Barclays Bank is set to woo Kenya’s massive Islamic community with the introduction of an asset financing facility, as competition in the nascent Islamic banking scene intensifies.
The La-Riba Vehicle Finance and La-Riba Personal Finance products are seen as an answer to asset financing products provided by new entrants —First Community Bank and Gulf African Bank — hoping to appeal to the underserved Islamic community in Kenya.
At a time when the Islamic form of banking and financing is gaining traction in the Sub-Saharan Africa — despite the credibility test from the Dubai Debt crisis— both conventional banks and pure Islamic banks are eyeing the budding sector.
The new products from Barclays, like other sharia products, are vetted by an advisory board that affirms their compliance to Islamic principles and tenets; key among them being the strict prohibition of levying usury.
“It is not a loan given on interest but of a sale of commodity based on price and an agreed profit,” says Adan Mohammed, Barclays Bank’s regional managing director of East and West Africa.
The repayment is facilitated through a monthly standing order from the borrower’s account with a repayment window of up to five years based on the Islamic Murabaha mode of financing.
Murabaha is a common method of finance in Islamic banking and is a deferred sale of goods at cost plus an agreed profit mark up.
The seller then purchases goods at cost price from a supplier and sells the goods to the buyer at the cost price, including an agreed mark-up.
According to London-based Institute of Islamic Banking and Insurance (IIBI) in its publication New Horizon, asset ownership in Murabaha versus a charge on assets in the case of a secured loan: an Islamic bank takes ownership of an asset, even for a very short period, before selling it to the customer.
This ownership period by the lender is an insignificant part of the total useful life of the asset.

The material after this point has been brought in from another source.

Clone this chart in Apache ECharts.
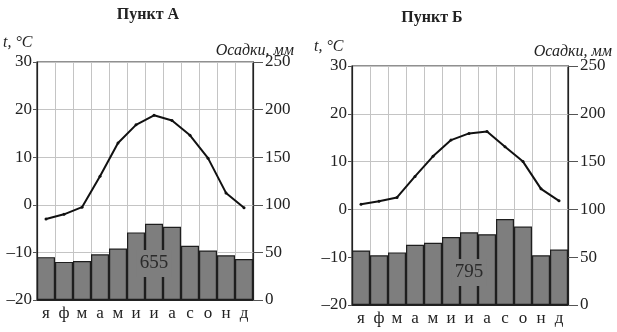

However, the ownership risk is covered by insurance.
This means that it does not constitute a major difference with the charge on assets in case of conventional loan which extends bank’s right to asset used as collateral.

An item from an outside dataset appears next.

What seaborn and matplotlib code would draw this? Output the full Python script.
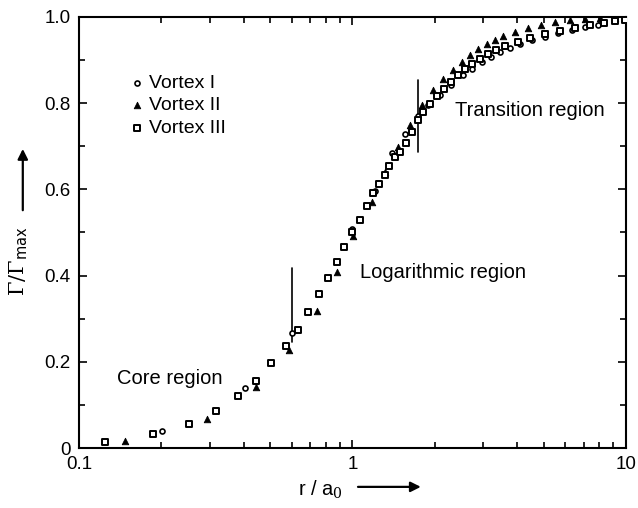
import numpy as np
import pandas as pd
import matplotlib
matplotlib.use("Agg")
import matplotlib.pyplot as plt
import seaborn as sns
from matplotlib.ticker import FixedLocator, FuncFormatter, NullFormatter

# datos (r/a0, Gamma/Gamma_max)
r_v1 = [0.201, 0.405, 0.601, 1.0, 1.21, 1.40, 1.55, 1.74, 1.89, 2.09, 2.30, 2.53, 2.74,
        2.98, 3.21, 3.46, 3.77, 4.10, 4.53, 5.06, 5.64, 6.35, 7.08, 7.90]
g_v1 = [0.039, 0.139, 0.267, 0.508, 0.597, 0.684, 0.728, 0.770, 0.795, 0.818, 0.842, 0.864, 0.880,
        0.895, 0.907, 0.918, 0.928, 0.938, 0.946, 0.954, 0.962, 0.970, 0.976, 0.982]

r_v2 = [0.147, 0.294, 0.444, 0.586, 0.741, 0.877, 1.005, 1.18, 1.315, 1.467, 1.623, 1.795,
        1.969, 2.14, 2.33, 2.51, 2.69, 2.88, 3.10, 3.32, 3.55, 3.93, 4.38, 4.89, 5.50,
        6.24, 7.08, 8.03, 9.12]
g_v2 = [0.016, 0.067, 0.142, 0.227, 0.318, 0.408, 0.492, 0.571, 0.640, 0.698, 0.749, 0.796,
        0.831, 0.856, 0.877, 0.896, 0.912, 0.926, 0.936, 0.947, 0.956, 0.965, 0.974, 0.981, 0.988,
        0.993, 0.995, 0.998, 0.998]

r_v3 = [0.1245, 0.1865, 0.2525, 0.317, 0.381, 0.444, 0.504, 0.571, 0.632, 0.688, 0.754, 0.813,
        0.877, 0.931, 1.0, 1.065, 1.13, 1.19, 1.25, 1.315, 1.36, 1.43, 1.49, 1.57, 1.65, 1.74,
        1.81, 1.92, 2.04, 2.16, 2.29, 2.43, 2.58, 2.74, 2.93, 3.13, 3.35, 3.61, 4.03, 4.46,
        5.06, 5.74, 6.51, 7.39, 8.31, 9.1, 9.91]
g_v3 = [0.014, 0.032, 0.056, 0.086, 0.121, 0.155, 0.197, 0.237, 0.274, 0.316, 0.357, 0.394,
        0.432, 0.466, 0.501, 0.529, 0.561, 0.592, 0.613, 0.633, 0.654, 0.675, 0.687, 0.708, 0.733,
        0.761, 0.780, 0.798, 0.817, 0.833, 0.849, 0.864, 0.878, 0.890, 0.902, 0.914, 0.923, 0.932,
        0.942, 0.951, 0.960, 0.968, 0.975, 0.981, 0.986, 0.990, 0.992]

etiquetas = ["Vortex I", "Vortex II", "Vortex III"]

df = pd.concat([
    pd.DataFrame({"r": r_v1, "G": g_v1, "vortex": etiquetas[0]}),
    pd.DataFrame({"r": r_v2, "G": g_v2, "vortex": etiquetas[1]}),
    pd.DataFrame({"r": r_v3, "G": g_v3, "vortex": etiquetas[2]}),
])

sns.set_style("ticks")
plt.rcParams["font.family"] = ["Liberation Sans", "DejaVu Sans"]
plt.rcParams["mathtext.fontset"] = "dejavuserif"
for k in ["text.color", "axes.labelcolor", "xtick.color", "ytick.color", "axes.edgecolor"]:
    plt.rcParams[k] = "black"

fig = plt.figure(figsize=(6.38, 5.08), dpi=100)
ax = fig.add_axes([0.124, 0.118, 0.857, 0.849])

estilos = {
    "Vortex I": dict(marker="o", s=13, facecolor="white", edgecolor="black", linewidth=1.2),
    "Vortex II": dict(marker="^", s=22, facecolor="black", edgecolor="black", linewidth=0.6),
    "Vortex III": dict(marker="s", s=17, facecolor="white", edgecolor="black", linewidth=1.4),
}
# dibujamos cada vortice
for v in etiquetas:
    sns.scatterplot(data=df[df["vortex"] == v], x="r", y="G", ax=ax, label=v, zorder=3, **estilos[v])

ax.set_xscale("log")
ax.set_xlim(0.1, 10)
ax.set_ylim(0, 1.0)

# lineas que separan las regiones
ax.plot([0.6, 0.6], [0.246, 0.418], color="black", lw=1.2)
ax.plot([1.74, 1.74], [0.687, 0.854], color="black", lw=1.2)

ax.text(0.215, 0.162, "Core region", fontsize=14.5, ha="center", va="center")
ax.text(1.065, 0.408, "Logarithmic region", fontsize=14.5, ha="left", va="center")
ax.text(2.37, 0.782, "Transition region", fontsize=14.5, ha="left", va="center")

# ejes
ax.yaxis.set_major_locator(FixedLocator([0, 0.2, 0.4, 0.6, 0.8, 1.0]))
ax.yaxis.set_minor_locator(FixedLocator([0.1, 0.3, 0.5, 0.7, 0.9]))
ax.yaxis.set_major_formatter(FuncFormatter(lambda v, p: "0" if v == 0 else f"{v:.1f}"))
ax.xaxis.set_major_locator(FixedLocator([0.1, 1, 10]))
ax.xaxis.set_major_formatter(FuncFormatter(lambda v, p: f"{v:g}"))
ax.xaxis.set_minor_formatter(NullFormatter())
ax.tick_params(which="both", direction="in", top=True, right=True, labelsize=13.5, width=1.2)
ax.tick_params(which="major", length=6, pad=6)
ax.tick_params(which="minor", length=4)
for s in ax.spines.values():
    s.set_linewidth(1.5)
ax.set_xlabel("")
ax.set_ylabel("")

ax.text(-0.11, 0.434, r"$\Gamma/\Gamma_{\mathsf{max}}$", transform=ax.transAxes, rotation=90,
        ha="center", va="center", fontsize=15)
ax.annotate("", xy=(-0.103, 0.70), xytext=(-0.103, 0.545), xycoords="axes fraction",
            arrowprops=dict(arrowstyle="-|>", color="black", lw=1.6, mutation_scale=15))
ax.text(0.442, -0.097, r"r / a$_0$", transform=ax.transAxes, ha="center", va="center", fontsize=14.5)
ax.annotate("", xy=(0.63, -0.090), xytext=(0.505, -0.090), xycoords="axes fraction",
            arrowprops=dict(arrowstyle="-|>", color="black", lw=1.6, mutation_scale=15))

ax.legend(loc="upper left", bbox_to_anchor=(0.074, 0.885), frameon=False, fontsize=14,
          handletextpad=0.1, labelspacing=0.25, handlelength=1.0, borderaxespad=0)

fig.savefig("out.png", dpi=100)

Touted as the answer to conventional banking whose risky practices have come under the spotlight since the start of global financial crisis back in 2008, Islamic banking and financing has enjoyed a growing popularity.
Last year, global issuance of Shariah-compliant bonds and loans grew 40 per cent in the first 10 months of 2009 compared to the same period a year ago, as reported by the New York Times.

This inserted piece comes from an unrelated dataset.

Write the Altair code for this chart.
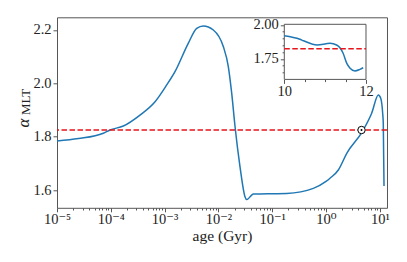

The total amount of Shariah-compliant debt outstanding is estimated at about US$1 trillion, up from US$700 billion just two years ago.
But about 10 per cent of the Dubai’s US$80 billion debt load is estimated to comply with Shariah, casting the spot light on the credibility pedestal Islamic financing has ridden on over the years.
Islamic banking experts at IIBI say that Islamic finance as a viable solution to get rid of the weaknesses of conventional finance is mainly limited to theoretical debate.
“It is because of this fact that practitioners have not yet developed flagship products and solutions not available in conventional finance,” said Muhammad Ismail, an associate with the IIBI.
But because modern Islamic banking is relatively new, rules for financial accounting, bank governance, and lending standards are continually evolving as business practices become more refined.
Locally, Islamic banking has taken off since the introduction of Sharia — Islamic laws—compliant products back in 2006.
But it was not until 2008 when Gulf African Bank and First Community Bank became the first two fully fledged Islamic banks to operate in Kenya.
Targeting an estimated nine million Muslim population in the country, Islamic bankers have been keen to grow the sharia model in Africa.